Install the tracks on the top of the base platform. It is just wide enough to accept standard Z gauge. Use a track gauge, or continually test with wheelsets. If using plastic, a rail height of at least .040″ is recommended. I used .020″x .040″ strips, but these may be too thin for easy and accurate installation. I would build a 4-wheel bogie (below) to determine gauge, which will be larger than standard Z gauge (unless you narrow the bogies).
Installation of the ore larry tracks. While precarious looking, this installation is actually quite sturdy, and uses the geometry of the main beams very cleverly (that’s Hulett, not me, being clever). First install five supports along the sloped bottom, with the edges flush to the outside. These determine the slope of the track.
Next, using a tacky glue, align the rail, its top inward, along the strip. I use strips of masking tape to hold it into position while the glue dries.
Next, there are three triangular braces, of the same width but diminishing height, that attach, roughly, the rear of the front tower support curve (tallest), the front of the rear tower support curve (shortest), and in the middle of the two. The supports again align at the outside edge. Using tape, glue into place at the bottoms.
Installation of the tracks on which the whole machine moves (so that it can align with the holds) is up to the modeler. Standard Z gauge track should work well, ties included.
Each bogie consists of 9 pieces: two inner bases, four side frames, two end pieces, and a top plate. There are four 4-wheel bogies, two 3-wheel bogies, and two 1-wheel bogies. They are identical in width. Laminate the inner bases together, and then the two side frames. The holes in the side frame can be poked out with a small diameter drill. Glue the side frames to the inner bases–the frames are outside of the bases. Once dry, insert the wheelsets, then cut a strip approximately to length and glue across the ends, as shown at top left, below. The end strips prevent the side frames from splaying outward.

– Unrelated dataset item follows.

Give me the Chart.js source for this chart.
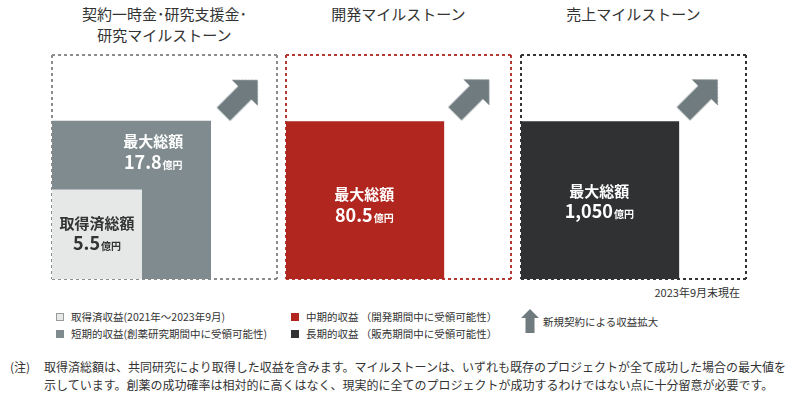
<!DOCTYPE html>
<html lang="ja">
<head>
<meta charset="utf-8">
<title>マイルストーン</title>
<script src="https://cdn.jsdelivr.net/npm/chart.js@4.4.1/dist/chart.umd.min.js"></script>
<style>
    body {
        margin: 0;
        width: 800px;
        height: 408px;
        position: relative;
        overflow: hidden;
        background: #fff;
        color: #333;
        font-family: "Noto Sans CJK JP", "Noto Sans", sans-serif;
    }
    .title {
        position: absolute;
        top: 4px;
        width: 260px;
        text-align: center;
        font-size: 15px;
        line-height: 20.5px;
    }
    .panel {
        position: absolute;
        top: 53px;
        width: 229px;
        height: 228px;
    }
    .asof {
        position: absolute;
        top: 285px;
        right: 60px;
        font-size: 11px;
        line-height: 14px;
    }
    .legend {
        position: absolute;
        font-size: 10.5px;
        line-height: 17px;
    }
    .legend .row { display: flex; align-items: center; white-space: nowrap; }
    .legend .sw { width: 8px; height: 8px; margin-right: 7px; box-sizing: border-box; }
    .note {
        position: absolute;
        left: 10px;
        top: 358px;
        font-size: 12px;
        line-height: 17.6px;
    }
    .note .mark { position: absolute; left: 0; top: 0; }
    .note .body { margin-left: 34px; width: 750px; }
</style>
</head>
<body>
<div id="titles"></div>
<div id="panels"></div>
<div class="asof" id="asof"></div>
<div id="legend"></div>
<div class="note">
    <span class="mark">(注)</span>
    <div class="body" id="note"></div>
</div>

<script>
// Data
const panelTitles = [
    ['契約一時金･研究支援金･', '研究マイルストーン'],
    ['開発マイルストーン'],
    ['売上マイルストーン']
];
const squareNames = ['最大総額', '取得済総額', '最大総額', '最大総額'];
const squareAmounts = ['17.8', '5.5', '80.5', '1,050'];
const squareUnit = '億円';
const squarePanel = [0, 0, 1, 2];
// side of each square as a share of its dashed frame (%), measured on the picture
const squareSides = [70.7, 40, 70.4, 70.4];
const legendLabels = [
    '取得済収益(2021年～2023年9月)',
    '短期的収益(創薬研究期間中に受領可能性)',
    '中期的収益 （開発期間中に受領可能性）',
    '長期的収益 （販売期間中に受領可能性）'
];
const arrowLabel = '新規契約による収益拡大';
const asOfLabel = '2023年9月末現在';
const noteText = '取得済総額は、共同研究により取得した収益を含みます。マイルストーンは、いずれも既存のプロジェクトが全て成功した場合の最大値を示しています。創薬の成功確率は相対的に高くはなく、現実的に全てのプロジェクトが成功するわけではない点に十分留意が必要です。';

// Styling / layout
const squareColors = ['#7f8b8e', '#e6e8e8', '#b1271f', '#2f3133'];
const squareTextColors = ['#fff', '#333', '#fff', '#fff'];
const legendColors = ['#e6e8e8', '#7f8b8e', '#b1271f', '#2f3133'];
const frameColors = ['#8c8c8c', '#b23a33', '#333333'];
const panelLeft = [50, 284, 519];
const arrowColor = '#6f7b7e';
// label anchor inside each square, in frame units
const labelAnchor = [[45, 56.6], [20, 20.3], [34.8, 33], [34.8, 34.6]];
// arrow centre inside each frame
const arrowSpot = [[83.8, 81.2], [82.7, 81.4], [79.8, 81.4]];

document.addEventListener('DOMContentLoaded', () => {
    buildText();
    buildLegend();
    const arrow = makeArrow(arrowColor);
    panelTitles.forEach((t, i) => buildPanel(i, arrow));
});

function buildText() {
    const titles = document.getElementById('titles');
    panelTitles.forEach((lines, i) => {
        const div = document.createElement('div');
        div.className = 'title';
        div.style.left = (panelLeft[i] + 2 + 112.5 - 130) + 'px';
        div.innerHTML = lines.join('<br>');
        titles.appendChild(div);
    });
    document.getElementById('asof').textContent = asOfLabel;
    document.getElementById('note').textContent = noteText;
}

function buildLegend() {
    const legend = document.getElementById('legend');
    const cols = [[0, 1], [2, 3]];
    const colLeft = [56, 291];
    cols.forEach((idx, c) => {
        const col = document.createElement('div');
        col.className = 'legend';
        col.style.left = colLeft[c] + 'px';
        col.style.top = '308px';
        col.innerHTML = idx.map(i => `
            <div class="row">
                <span class="sw" style="background:${legendColors[i]};${i === 0 ? 'border:1px solid #9a9a9a;' : ''}"></span>
                <span>${legendLabels[i]}</span>
            </div>`).join('');
        legend.appendChild(col);
    });
    const item = document.createElement('div');
    item.className = 'legend';
    item.style.left = '521px';
    item.style.top = '309px';
    item.innerHTML = `
        <div class="row">
            <svg width="18" height="24" viewBox="0 0 18 24" style="margin-right:4px">
                <polygon points="9,0 18,9 13.5,9 13.5,24 4.5,24 4.5,9 0,9" fill="${arrowColor}"/>
            </svg>
            <span>${arrowLabel}</span>
        </div>`;
    legend.appendChild(item);
}

function makeArrow(color) {
    const c = document.createElement('canvas');
    c.width = 38;
    c.height = 50;
    const g = c.getContext('2d');
    g.fillStyle = color;
    g.beginPath();
    g.moveTo(19, 0.7);
    g.lineTo(37.4, 19.1);
    g.lineTo(28.4, 19.1);
    g.lineTo(28.4, 49.3);
    g.lineTo(9.6, 49.3);
    g.lineTo(9.6, 19.1);
    g.lineTo(0.6, 19.1);
    g.closePath();
    g.fill();
    return c;
}

// the dashed frame is the grid line at each end of the axis
function frameAxis(axis, color) {
    return {
        type: 'linear',
        axis,
        min: 0,
        max: 100,
        ticks: { display: false, stepSize: 100 },
        grid: { display: true, drawTicks: false, color, lineWidth: 2 },
        border: { display: false, dash: [3, 3] }
    };
}

// writes the name and amount in the middle of a square
const squareCaption = {
    id: 'squareCaption',
    afterDatasetsDraw(chart) {
        const { ctx, scales: { x, y } } = chart;
        chart.data.datasets.forEach(ds => {
            if (ds.caption === undefined) return;
            const i = ds.caption;
            const cx = x.getPixelForValue(labelAnchor[i][0]);
            const cy = y.getPixelForValue(labelAnchor[i][1]);
            ctx.save();
            ctx.fillStyle = squareTextColors[i];
            ctx.textAlign = 'center';
            ctx.textBaseline = 'middle';
            ctx.font = 'bold 15px "Noto Sans CJK JP"';
            ctx.fillText(squareNames[i], cx, cy - 10.5);

            const bigFont = 'bold 18px "Noto Sans CJK JP"';
            const smallFont = 'bold 10px "Noto Sans CJK JP"';
            ctx.font = bigFont;
            const w1 = ctx.measureText(squareAmounts[i]).width;
            ctx.font = smallFont;
            const w2 = ctx.measureText(squareUnit).width;
            const left = cx - (w1 + w2 + 1) / 2;
            ctx.textAlign = 'left';
            ctx.textBaseline = 'alphabetic';
            ctx.font = bigFont;
            ctx.fillText(squareAmounts[i], left, cy + 16.5);
            ctx.font = smallFont;
            ctx.fillText(squareUnit, left + w1 + 1, cy + 16.5);
            ctx.restore();
        });
    }
};

function buildPanel(p, arrow) {
    const wrap = document.createElement('div');
    wrap.className = 'panel';
    wrap.style.left = panelLeft[p] + 'px';
    const canvas = document.createElement('canvas');
    wrap.appendChild(canvas);
    document.getElementById('panels').appendChild(wrap);

    const datasets = [];
    squarePanel.forEach((panel, i) => {
        if (panel !== p) return;
        const side = squareSides[i];
        datasets.push({
            type: 'line',
            data: [{ x: 0, y: side }, { x: side, y: side }],
            borderWidth: 0,
            pointRadius: 0,
            fill: 'origin',
            backgroundColor: squareColors[i],
            order: side,
            caption: i
        });
    });
    datasets.push({
        type: 'scatter',
        data: [{ x: arrowSpot[p][0], y: arrowSpot[p][1] }],
        pointStyle: arrow,
        rotation: 45,
        pointRadius: 1,
        order: 0
    });

    new Chart(canvas, {
        type: 'line',
        data: { datasets },
        options: {
            responsive: true,
            maintainAspectRatio: false,
            animation: false,
            layout: { padding: 2, autoPadding: false },
            plugins: {
                legend: { display: false },
                tooltip: { enabled: false }
            },
            scales: {
                x: frameAxis('x', frameColors[p]),
                y: frameAxis('y', frameColors[p])
            }
        },
        plugins: [squareCaption]
    });
}
</script>
</body>
</html>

Here’s a view of a 3- and a 4-wheel bogie, with the parts for a 3-wheel bogie.
I lined up the bogies on the base platform and the moving platform by eye. You may want to align one side and glue the bogies, before proceeding to the other side and checking that the distances between the bogies matches the distances between the tracks.
Here we are upright, and ready to start the hinging process.
Hinging The Beast
I used 1/16″ tubing inside of 3/32″ tubing for the main hinge points on the tower. I drilled straight through both towers, making sure the drill bit was properly aligned. I put the 1/16″ tubing in place to make sure the bearings were aligned. The bearing stick out on the outside; that will be trimmed later. You want minimal overhang on the inside, as tolerances are pretty tight. I used a fancy white glue to cement the bearings in place.
I drilled 1/16″ holes in the center of the walking beam–centered on the mid support beam, but about 1/16″ down from the vertical center. The holes in the supporting beam need to be close to the first crossbeams, as shown. I am not using bearings here, as the 1/16″ tubing will be glued to the walking beam and supporting beam. Gluing is probably not necessary.
I drilled very small pinholes at the front of the beams. These may have to be moved once the final assembly begins. I just glue a scrap of styrene over any place that needs a new hole. You may also have to shave the contour of the supporting beam so that the vertical beam fits.
First trial fit of the two beams. You can see that the lower supporting beam is a bit off. Rather than remove the bearing, I just covered the holes in the supporting beam with scraps, and redrilled a bit forward of the old position.
I used thin piano wire to hinge the vertical beam to the walking beam (top) and the supporting beam (bottom). You want the beam to remain vertical in two directions as it goes up and down. It’s easiest to adjust the top locations.
On overall view. I built the machinery house–two floors, four walls and an inner and outer (larger) roof and glued it to the end of the walking beam.
There are also dummy guides for the rear of the moving platform. Pre-curling the styrene covers makes assembly easy.